### Exercise brief
Repeat what the lines below say, word for word, and skip every image.

*** Source data

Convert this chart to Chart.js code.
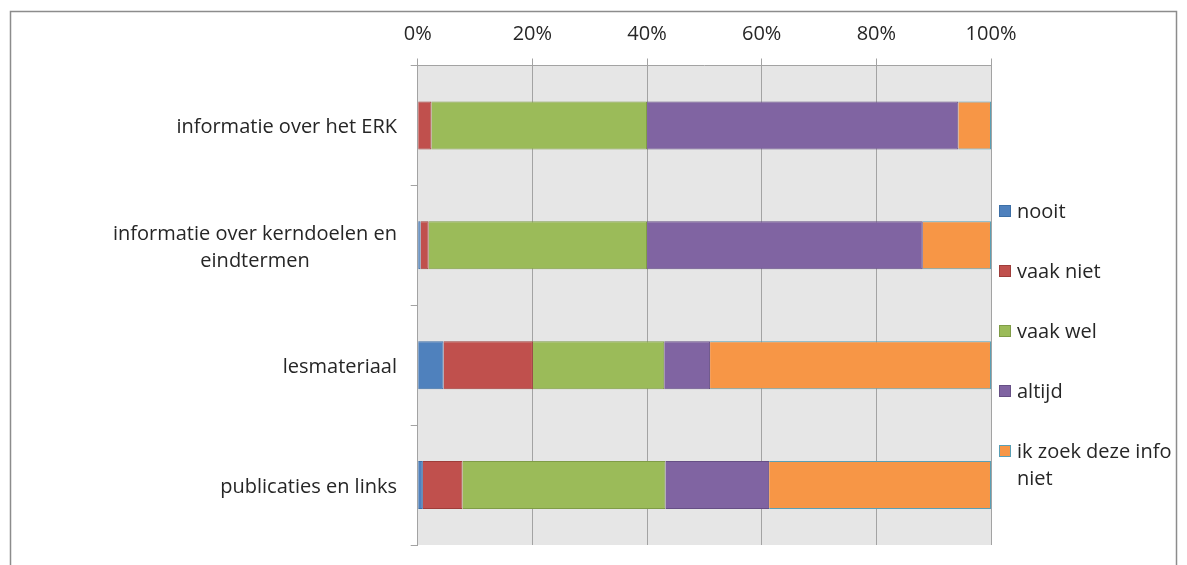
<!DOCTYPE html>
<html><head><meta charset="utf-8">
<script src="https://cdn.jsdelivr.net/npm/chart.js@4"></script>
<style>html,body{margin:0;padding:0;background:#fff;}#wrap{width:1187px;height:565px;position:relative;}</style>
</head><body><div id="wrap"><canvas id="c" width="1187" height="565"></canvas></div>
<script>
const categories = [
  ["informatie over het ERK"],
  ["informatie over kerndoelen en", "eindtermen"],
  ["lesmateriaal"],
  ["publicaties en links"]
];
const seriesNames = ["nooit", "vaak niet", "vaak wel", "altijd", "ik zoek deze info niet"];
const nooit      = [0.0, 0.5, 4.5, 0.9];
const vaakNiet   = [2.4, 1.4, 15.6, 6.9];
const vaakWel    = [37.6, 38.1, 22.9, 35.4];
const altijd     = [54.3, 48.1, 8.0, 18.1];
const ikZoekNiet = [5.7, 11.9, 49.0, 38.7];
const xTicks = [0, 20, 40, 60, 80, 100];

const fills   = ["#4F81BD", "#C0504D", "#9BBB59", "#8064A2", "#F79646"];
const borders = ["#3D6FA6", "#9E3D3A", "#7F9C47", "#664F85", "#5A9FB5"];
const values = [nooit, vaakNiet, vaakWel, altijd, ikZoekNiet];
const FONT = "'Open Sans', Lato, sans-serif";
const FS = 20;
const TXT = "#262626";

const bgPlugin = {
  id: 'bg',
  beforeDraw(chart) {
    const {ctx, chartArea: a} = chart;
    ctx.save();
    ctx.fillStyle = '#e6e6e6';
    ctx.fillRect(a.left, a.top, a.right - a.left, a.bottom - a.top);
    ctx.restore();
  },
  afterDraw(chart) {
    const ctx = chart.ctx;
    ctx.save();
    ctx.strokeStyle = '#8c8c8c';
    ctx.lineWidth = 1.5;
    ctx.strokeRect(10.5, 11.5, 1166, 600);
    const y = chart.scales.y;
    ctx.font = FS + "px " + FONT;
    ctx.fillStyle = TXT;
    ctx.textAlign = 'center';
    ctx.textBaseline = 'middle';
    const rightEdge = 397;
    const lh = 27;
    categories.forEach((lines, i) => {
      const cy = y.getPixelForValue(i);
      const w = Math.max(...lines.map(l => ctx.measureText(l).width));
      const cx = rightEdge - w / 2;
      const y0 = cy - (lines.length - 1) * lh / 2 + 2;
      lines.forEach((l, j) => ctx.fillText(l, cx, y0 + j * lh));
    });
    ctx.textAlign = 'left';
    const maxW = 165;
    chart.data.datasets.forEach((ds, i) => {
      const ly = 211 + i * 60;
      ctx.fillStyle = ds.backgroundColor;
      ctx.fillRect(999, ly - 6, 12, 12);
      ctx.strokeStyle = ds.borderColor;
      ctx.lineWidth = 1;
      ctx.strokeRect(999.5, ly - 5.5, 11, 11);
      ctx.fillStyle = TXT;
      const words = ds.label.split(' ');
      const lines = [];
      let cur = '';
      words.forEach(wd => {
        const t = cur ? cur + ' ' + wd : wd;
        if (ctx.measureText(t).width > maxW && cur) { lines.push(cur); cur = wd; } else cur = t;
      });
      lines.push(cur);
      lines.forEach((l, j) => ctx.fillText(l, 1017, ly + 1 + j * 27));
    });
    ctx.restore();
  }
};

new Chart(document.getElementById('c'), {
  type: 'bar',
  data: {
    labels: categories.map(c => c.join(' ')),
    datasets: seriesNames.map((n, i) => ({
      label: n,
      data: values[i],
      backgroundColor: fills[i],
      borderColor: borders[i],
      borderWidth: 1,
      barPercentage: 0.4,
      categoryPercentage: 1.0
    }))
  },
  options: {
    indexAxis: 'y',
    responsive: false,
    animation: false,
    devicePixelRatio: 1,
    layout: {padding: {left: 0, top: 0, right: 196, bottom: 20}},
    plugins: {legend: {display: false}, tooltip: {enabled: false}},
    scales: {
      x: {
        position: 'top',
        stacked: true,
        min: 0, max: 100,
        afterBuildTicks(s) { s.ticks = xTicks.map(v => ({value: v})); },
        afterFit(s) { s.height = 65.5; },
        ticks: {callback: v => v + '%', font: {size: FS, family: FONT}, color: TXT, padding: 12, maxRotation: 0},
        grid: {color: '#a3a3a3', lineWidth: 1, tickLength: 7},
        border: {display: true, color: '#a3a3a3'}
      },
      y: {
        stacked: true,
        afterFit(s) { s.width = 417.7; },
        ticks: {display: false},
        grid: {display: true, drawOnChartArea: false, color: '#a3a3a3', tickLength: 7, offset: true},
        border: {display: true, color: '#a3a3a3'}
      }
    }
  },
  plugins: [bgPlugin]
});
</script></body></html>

******

### Written reply
Convert this chart to Chart.js code.
<!DOCTYPE html>
<html><head><meta charset="utf-8">
<script src="https://cdn.jsdelivr.net/npm/chart.js@4"></script>
<style>html,body{margin:0;padding:0;background:#fff;}#wrap{width:1187px;height:565px;position:relative;}</style>
</head><body><div id="wrap"><canvas id="c" width="1187" height="565"></canvas></div>
<script>
const categories = [
  ["informatie over het ERK"],
  ["informatie over kerndoelen en", "eindtermen"],
  ["lesmateriaal"],
  ["publicaties en links"]
];
const seriesNames = ["nooit", "vaak niet", "vaak wel", "altijd", "ik zoek deze info niet"];
const nooit      = [0.0, 0.5, 4.5, 0.9];
const vaakNiet   = [2.4, 1.4, 15.6, 6.9];
const vaakWel    = [37.6, 38.1, 22.9, 35.4];
const altijd     = [54.3, 48.1, 8.0, 18.1];
const ikZoekNiet = [5.7, 11.9, 49.0, 38.7];
const xTicks = [0, 20, 40, 60, 80, 100];

const fills   = ["#4F81BD", "#C0504D", "#9BBB59", "#8064A2", "#F79646"];
const borders = ["#3D6FA6", "#9E3D3A", "#7F9C47", "#664F85", "#5A9FB5"];
const values = [nooit, vaakNiet, vaakWel, altijd, ikZoekNiet];
const FONT = "'Open Sans', Lato, sans-serif";
const FS = 20;
const TXT = "#262626";

const bgPlugin = {
  id: 'bg',
  beforeDraw(chart) {
    const {ctx, chartArea: a} = chart;
    ctx.save();
    ctx.fillStyle = '#e6e6e6';
    ctx.fillRect(a.left, a.top, a.right - a.left, a.bottom - a.top);
    ctx.restore();
  },
  afterDraw(chart) {
    const ctx = chart.ctx;
    ctx.save();
    ctx.strokeStyle = '#8c8c8c';
    ctx.lineWidth = 1.5;
    ctx.strokeRect(10.5, 11.5, 1166, 600);
    const y = chart.scales.y;
    ctx.font = FS + "px " + FONT;
    ctx.fillStyle = TXT;
    ctx.textAlign = 'center';
    ctx.textBaseline = 'middle';
    const rightEdge = 397;
    const lh = 27;
    categories.forEach((lines, i) => {
      const cy = y.getPixelForValue(i);
      const w = Math.max(...lines.map(l => ctx.measureText(l).width));
      const cx = rightEdge - w / 2;
      const y0 = cy - (lines.length - 1) * lh / 2 + 2;
      lines.forEach((l, j) => ctx.fillText(l, cx, y0 + j * lh));
    });
    ctx.textAlign = 'left';
    const maxW = 165;
    chart.data.datasets.forEach((ds, i) => {
      const ly = 211 + i * 60;
      ctx.fillStyle = ds.backgroundColor;
      ctx.fillRect(999, ly - 6, 12, 12);
      ctx.strokeStyle = ds.borderColor;
      ctx.lineWidth = 1;
      ctx.strokeRect(999.5, ly - 5.5, 11, 11);
      ctx.fillStyle = TXT;
      const words = ds.label.split(' ');
      const lines = [];
      let cur = '';
      words.forEach(wd => {
        const t = cur ? cur + ' ' + wd : wd;
        if (ctx.measureText(t).width > maxW && cur) { lines.push(cur); cur = wd; } else cur = t;
      });
      lines.push(cur);
      lines.forEach((l, j) => ctx.fillText(l, 1017, ly + 1 + j * 27));
    });
    ctx.restore();
  }
};

new Chart(document.getElementById('c'), {
  type: 'bar',
  data: {
    labels: categories.map(c => c.join(' ')),
    datasets: seriesNames.map((n, i) => ({
      label: n,
      data: values[i],
      backgroundColor: fills[i],
      borderColor: borders[i],
      borderWidth: 1,
      barPercentage: 0.4,
      categoryPercentage: 1.0
    }))
  },
  options: {
    indexAxis: 'y',
    responsive: false,
    animation: false,
    devicePixelRatio: 1,
    layout: {padding: {left: 0, top: 0, right: 196, bottom: 20}},
    plugins: {legend: {display: false}, tooltip: {enabled: false}},
    scales: {
      x: {
        position: 'top',
        stacked: true,
        min: 0, max: 100,
        afterBuildTicks(s) { s.ticks = xTicks.map(v => ({value: v})); },
        afterFit(s) { s.height = 65.5; },
        ticks: {callback: v => v + '%', font: {size: FS, family: FONT}, color: TXT, padding: 12, maxRotation: 0},
        grid: {color: '#a3a3a3', lineWidth: 1, tickLength: 7},
        border: {display: true, color: '#a3a3a3'}
      },
      y: {
        stacked: true,
        afterFit(s) { s.width = 417.7; },
        ticks: {display: false},
        grid: {display: true, drawOnChartArea: false, color: '#a3a3a3', tickLength: 7, offset: true},
        border: {display: true, color: '#a3a3a3'}
      }
    }
  },
  plugins: [bgPlugin]
});
</script></body></html>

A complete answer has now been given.